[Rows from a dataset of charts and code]
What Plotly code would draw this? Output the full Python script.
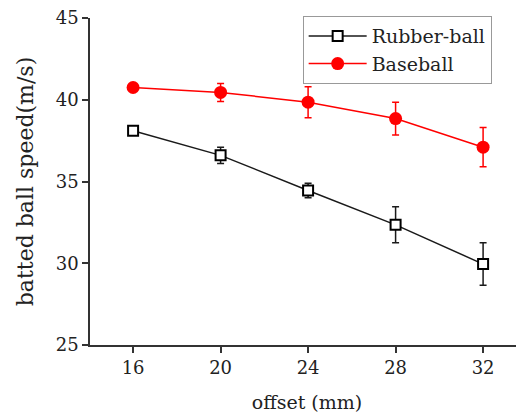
import plotly.graph_objects as go

offset = [16, 20, 24, 28, 32]
rubber = [38.1, 36.6, 34.45, 32.35, 29.95]
rubber_err = [0.12, 0.5, 0.45, 1.1, 1.3]
baseball = [40.75, 40.45, 39.85, 38.85, 37.1]
baseball_err = [0.2, 0.55, 0.95, 1.0, 1.2]
y_ticks = [25, 30, 35, 40, 45]

FONT = "DejaVu Serif"

fig = go.Figure()
fig.add_trace(go.Scatter(
    x=offset, y=rubber, name="Rubber-ball", mode="lines+markers",
    line=dict(color="#1a1a1a", width=1.5),
    marker=dict(symbol="square", size=10, color="white", line=dict(color="black", width=2)),
    error_y=dict(type="data", array=rubber_err, visible=True, color="#1a1a1a", thickness=1.5, width=3.5),
))
fig.add_trace(go.Scatter(
    x=offset, y=baseball, name="Baseball", mode="lines+markers",
    line=dict(color="#ff0000", width=1.5),
    marker=dict(symbol="circle", size=13, color="#ff0000"),
    error_y=dict(type="data", array=baseball_err, visible=True, color="#ff0000", thickness=1.5, width=3.5),
))

fig.update_layout(
    width=516, height=406,
    margin=dict(l=82, r=0, t=10, b=69),
    paper_bgcolor="white", plot_bgcolor="white",
    font=dict(family=FONT, size=18, color="#222222"),
    showlegend=True,
    legend=dict(x=0.49, y=1.006, xanchor="left", yanchor="top",
                bordercolor="#999999", borderwidth=1, bgcolor="white",
                font=dict(family=FONT, size=19), itemwidth=58,
                tracegroupgap=0),
    xaxis=dict(range=[14.03, 33.87], tickvals=offset, showgrid=False, zeroline=False,
               automargin=False,
               showline=True, linecolor="#333333", linewidth=1.5,
               ticks="outside", ticklen=6, tickcolor="#333333", tickwidth=1.5,
               title=dict(text="offset (mm)", standoff=18, font=dict(size=19))),
    yaxis=dict(range=[25, 45], tickvals=y_ticks, showgrid=False, zeroline=False,
               automargin=False, ticklabeloverflow="allow",
               showline=True, linecolor="#333333", linewidth=1.5,
               ticks="outside", ticklen=6, tickcolor="#333333", tickwidth=1.5,
               title=dict(text="batted ball speed(m/s)", standoff=16, font=dict(size=22))),
)

fig.write_html("out.html")
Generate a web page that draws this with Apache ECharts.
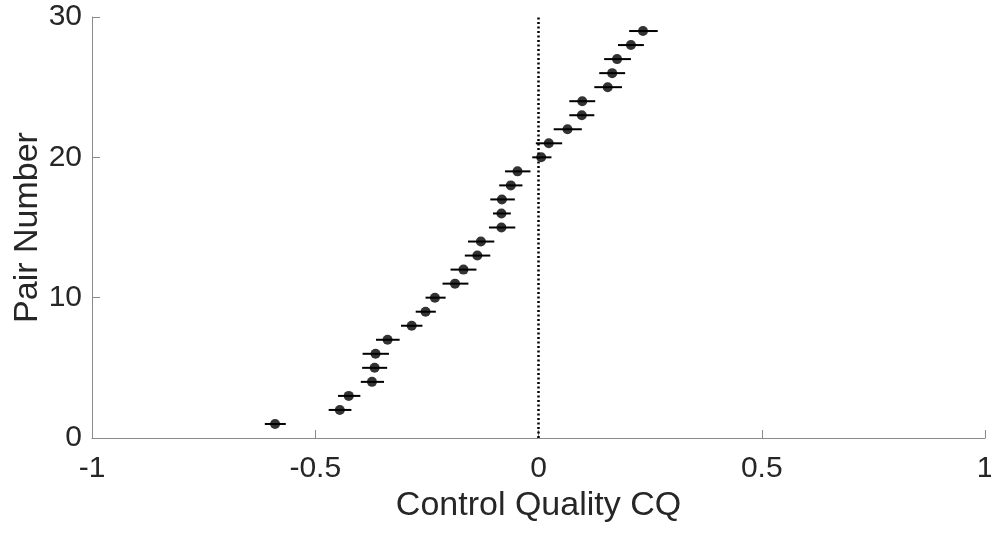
<!DOCTYPE html>
<html>
<head>
<meta charset="utf-8">
<script src="https://cdn.jsdelivr.net/npm/echarts@6/dist/echarts.min.js"></script>
<style>
  html, body { margin: 0; padding: 0; background: #fff; }
  #chart { width: 991px; height: 533px; }
</style>
</head>
<body>
<div id="chart"></div>
<script>
// Pair numbers 1..29 with their control quality estimate and interval bounds
const pairNumbers = [1,2,3,4,5,6,7,8,9,10,11,12,13,14,15,16,17,18,19,20,21,22,23,24,25,26,27,28,29];
const cqValues = [-0.590,-0.445,-0.425,-0.373,-0.367,-0.365,-0.338,-0.284,-0.253,-0.232,
                  -0.187,-0.168,-0.137,-0.129,-0.083,-0.083,-0.082,-0.062,-0.047,0.006,
                  0.023,0.065,0.097,0.098,0.155,0.165,0.176,0.207,0.234];
const cqLower = [-0.613,-0.470,-0.449,-0.398,-0.395,-0.394,-0.364,-0.308,-0.275,-0.253,
                 -0.215,-0.197,-0.165,-0.158,-0.111,-0.102,-0.108,-0.088,-0.075,-0.014,
                 -0.006,0.034,0.069,0.069,0.125,0.136,0.147,0.178,0.203];
const cqUpper = [-0.566,-0.419,-0.399,-0.346,-0.339,-0.335,-0.311,-0.260,-0.230,-0.208,
                 -0.157,-0.139,-0.108,-0.099,-0.052,-0.062,-0.053,-0.036,-0.018,0.029,
                 0.053,0.097,0.125,0.127,0.187,0.194,0.207,0.236,0.267];
const xTicks = [-1, -0.5, 0, 0.5, 1];
const yTicks = [0, 10, 20, 30];
const zeroLine = [[0, 0], [0, 30]];

const textColor = '#262626';
const axisColor = '#8a8a8a';
const fontFamily = '"Liberation Sans", Arial, sans-serif';

const chart = echarts.init(document.getElementById('chart'), null, { renderer: 'canvas' });

const barData = pairNumbers.map((n, i) => [cqLower[i], cqUpper[i], n]);
const pointData = pairNumbers.map((n, i) => [cqValues[i], n]);

chart.setOption({
  animation: false,
  backgroundColor: '#ffffff',
  grid: { left: 92, right: 6, top: 17, bottom: 95, containLabel: false, outerBoundsMode: 'none' },
  xAxis: {
    type: 'value',
    min: xTicks[0], max: xTicks[xTicks.length - 1], interval: 0.5,
    name: 'Control Quality CQ',
    nameLocation: 'middle',
    nameGap: 51,
    nameMoveOverlap: false,
    nameTextStyle: { fontSize: 34, color: textColor, fontFamily: fontFamily },
    axisLine: { show: true, onZero: false, lineStyle: { color: axisColor, width: 1 } },
    axisTick: { show: true, inside: true, length: 8, lineStyle: { color: axisColor } },
    axisLabel: { fontSize: 30, color: textColor, fontFamily: fontFamily, margin: 16,
                 formatter: v => String(v) },
    splitLine: { show: false }
  },
  yAxis: {
    type: 'value',
    min: yTicks[0], max: yTicks[yTicks.length - 1], interval: 10,
    name: 'Pair Number',
    nameLocation: 'middle',
    nameGap: 47,
    nameMoveOverlap: false,
    nameRotate: 90,
    nameTextStyle: { fontSize: 34, color: textColor, fontFamily: fontFamily },
    axisLine: { show: true, onZero: false, lineStyle: { color: axisColor, width: 1 } },
    axisTick: { show: true, inside: true, length: 8, lineStyle: { color: axisColor } },
    axisLabel: { fontSize: 30, color: textColor, fontFamily: fontFamily, margin: 10 },
    splitLine: { show: false }
  },
  series: [
    {
      // dotted reference line at CQ = 0
      type: 'line',
      data: zeroLine,
      symbol: 'none',
      lineStyle: { color: '#000', width: 2.5, type: [2, 2.5] },
      z: 1
    },
    {
      // horizontal interval bars
      type: 'custom',
      data: barData,
      renderItem: (params, api) => {
        const p1 = api.coord([api.value(0), api.value(2)]);
        const p2 = api.coord([api.value(1), api.value(2)]);
        return {
          type: 'line',
          shape: { x1: p1[0], y1: p1[1], x2: p2[0], y2: p2[1] },
          style: { stroke: '#000', lineWidth: 2 }
        };
      },
      z: 2
    },
    {
      type: 'scatter',
      data: pointData,
      symbol: 'circle',
      symbolSize: 10,
      itemStyle: { color: '#000' },
      z: 3
    }
  ]
});
</script>
</body>
</html>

Exercise: Using the material above, retype each entry exactly and omit the pictures.

Full answer:
What Plotly code would draw this? Output the full Python script.
import plotly.graph_objects as go

offset = [16, 20, 24, 28, 32]
rubber = [38.1, 36.6, 34.45, 32.35, 29.95]
rubber_err = [0.12, 0.5, 0.45, 1.1, 1.3]
baseball = [40.75, 40.45, 39.85, 38.85, 37.1]
baseball_err = [0.2, 0.55, 0.95, 1.0, 1.2]
y_ticks = [25, 30, 35, 40, 45]

FONT = "DejaVu Serif"

fig = go.Figure()
fig.add_trace(go.Scatter(
    x=offset, y=rubber, name="Rubber-ball", mode="lines+markers",
    line=dict(color="#1a1a1a", width=1.5),
    marker=dict(symbol="square", size=10, color="white", line=dict(color="black", width=2)),
    error_y=dict(type="data", array=rubber_err, visible=True, color="#1a1a1a", thickness=1.5, width=3.5),
))
fig.add_trace(go.Scatter(
    x=offset, y=baseball, name="Baseball", mode="lines+markers",
    line=dict(color="#ff0000", width=1.5),
    marker=dict(symbol="circle", size=13, color="#ff0000"),
    error_y=dict(type="data", array=baseball_err, visible=True, color="#ff0000", thickness=1.5, width=3.5),
))

fig.update_layout(
    width=516, height=406,
    margin=dict(l=82, r=0, t=10, b=69),
    paper_bgcolor="white", plot_bgcolor="white",
    font=dict(family=FONT, size=18, color="#222222"),
    showlegend=True,
    legend=dict(x=0.49, y=1.006, xanchor="left", yanchor="top",
                bordercolor="#999999", borderwidth=1, bgcolor="white",
                font=dict(family=FONT, size=19), itemwidth=58,
                tracegroupgap=0),
    xaxis=dict(range=[14.03, 33.87], tickvals=offset, showgrid=False, zeroline=False,
               automargin=False,
               showline=True, linecolor="#333333", linewidth=1.5,
               ticks="outside", ticklen=6, tickcolor="#333333", tickwidth=1.5,
               title=dict(text="offset (mm)", standoff=18, font=dict(size=19))),
    yaxis=dict(range=[25, 45], tickvals=y_ticks, showgrid=False, zeroline=False,
               automargin=False, ticklabeloverflow="allow",
               showline=True, linecolor="#333333", linewidth=1.5,
               ticks="outside", ticklen=6, tickcolor="#333333", tickwidth=1.5,
               title=dict(text="batted ball speed(m/s)", standoff=16, font=dict(size=22))),
)

fig.write_html("out.html")
Generate a web page that draws this with Apache ECharts.
<!DOCTYPE html>
<html>
<head>
<meta charset="utf-8">
<script src="https://cdn.jsdelivr.net/npm/echarts@6/dist/echarts.min.js"></script>
<style>
  html, body { margin: 0; padding: 0; background: #fff; }
  #chart { width: 991px; height: 533px; }
</style>
</head>
<body>
<div id="chart"></div>
<script>
// Pair numbers 1..29 with their control quality estimate and interval bounds
const pairNumbers = [1,2,3,4,5,6,7,8,9,10,11,12,13,14,15,16,17,18,19,20,21,22,23,24,25,26,27,28,29];
const cqValues = [-0.590,-0.445,-0.425,-0.373,-0.367,-0.365,-0.338,-0.284,-0.253,-0.232,
                  -0.187,-0.168,-0.137,-0.129,-0.083,-0.083,-0.082,-0.062,-0.047,0.006,
                  0.023,0.065,0.097,0.098,0.155,0.165,0.176,0.207,0.234];
const cqLower = [-0.613,-0.470,-0.449,-0.398,-0.395,-0.394,-0.364,-0.308,-0.275,-0.253,
                 -0.215,-0.197,-0.165,-0.158,-0.111,-0.102,-0.108,-0.088,-0.075,-0.014,
                 -0.006,0.034,0.069,0.069,0.125,0.136,0.147,0.178,0.203];
const cqUpper = [-0.566,-0.419,-0.399,-0.346,-0.339,-0.335,-0.311,-0.260,-0.230,-0.208,
                 -0.157,-0.139,-0.108,-0.099,-0.052,-0.062,-0.053,-0.036,-0.018,0.029,
                 0.053,0.097,0.125,0.127,0.187,0.194,0.207,0.236,0.267];
const xTicks = [-1, -0.5, 0, 0.5, 1];
const yTicks = [0, 10, 20, 30];
const zeroLine = [[0, 0], [0, 30]];

const textColor = '#262626';
const axisColor = '#8a8a8a';
const fontFamily = '"Liberation Sans", Arial, sans-serif';

const chart = echarts.init(document.getElementById('chart'), null, { renderer: 'canvas' });

const barData = pairNumbers.map((n, i) => [cqLower[i], cqUpper[i], n]);
const pointData = pairNumbers.map((n, i) => [cqValues[i], n]);

chart.setOption({
  animation: false,
  backgroundColor: '#ffffff',
  grid: { left: 92, right: 6, top: 17, bottom: 95, containLabel: false, outerBoundsMode: 'none' },
  xAxis: {
    type: 'value',
    min: xTicks[0], max: xTicks[xTicks.length - 1], interval: 0.5,
    name: 'Control Quality CQ',
    nameLocation: 'middle',
    nameGap: 51,
    nameMoveOverlap: false,
    nameTextStyle: { fontSize: 34, color: textColor, fontFamily: fontFamily },
    axisLine: { show: true, onZero: false, lineStyle: { color: axisColor, width: 1 } },
    axisTick: { show: true, inside: true, length: 8, lineStyle: { color: axisColor } },
    axisLabel: { fontSize: 30, color: textColor, fontFamily: fontFamily, margin: 16,
                 formatter: v => String(v) },
    splitLine: { show: false }
  },
  yAxis: {
    type: 'value',
    min: yTicks[0], max: yTicks[yTicks.length - 1], interval: 10,
    name: 'Pair Number',
    nameLocation: 'middle',
    nameGap: 47,
    nameMoveOverlap: false,
    nameRotate: 90,
    nameTextStyle: { fontSize: 34, color: textColor, fontFamily: fontFamily },
    axisLine: { show: true, onZero: false, lineStyle: { color: axisColor, width: 1 } },
    axisTick: { show: true, inside: true, length: 8, lineStyle: { color: axisColor } },
    axisLabel: { fontSize: 30, color: textColor, fontFamily: fontFamily, margin: 10 },
    splitLine: { show: false }
  },
  series: [
    {
      // dotted reference line at CQ = 0
      type: 'line',
      data: zeroLine,
      symbol: 'none',
      lineStyle: { color: '#000', width: 2.5, type: [2, 2.5] },
      z: 1
    },
    {
      // horizontal interval bars
      type: 'custom',
      data: barData,
      renderItem: (params, api) => {
        const p1 = api.coord([api.value(0), api.value(2)]);
        const p2 = api.coord([api.value(1), api.value(2)]);
        return {
          type: 'line',
          shape: { x1: p1[0], y1: p1[1], x2: p2[0], y2: p2[1] },
          style: { stroke: '#000', lineWidth: 2 }
        };
      },
      z: 2
    },
    {
      type: 'scatter',
      data: pointData,
      symbol: 'circle',
      symbolSize: 10,
      itemStyle: { color: '#000' },
      z: 3
    }
  ]
});
</script>
</body>
</html>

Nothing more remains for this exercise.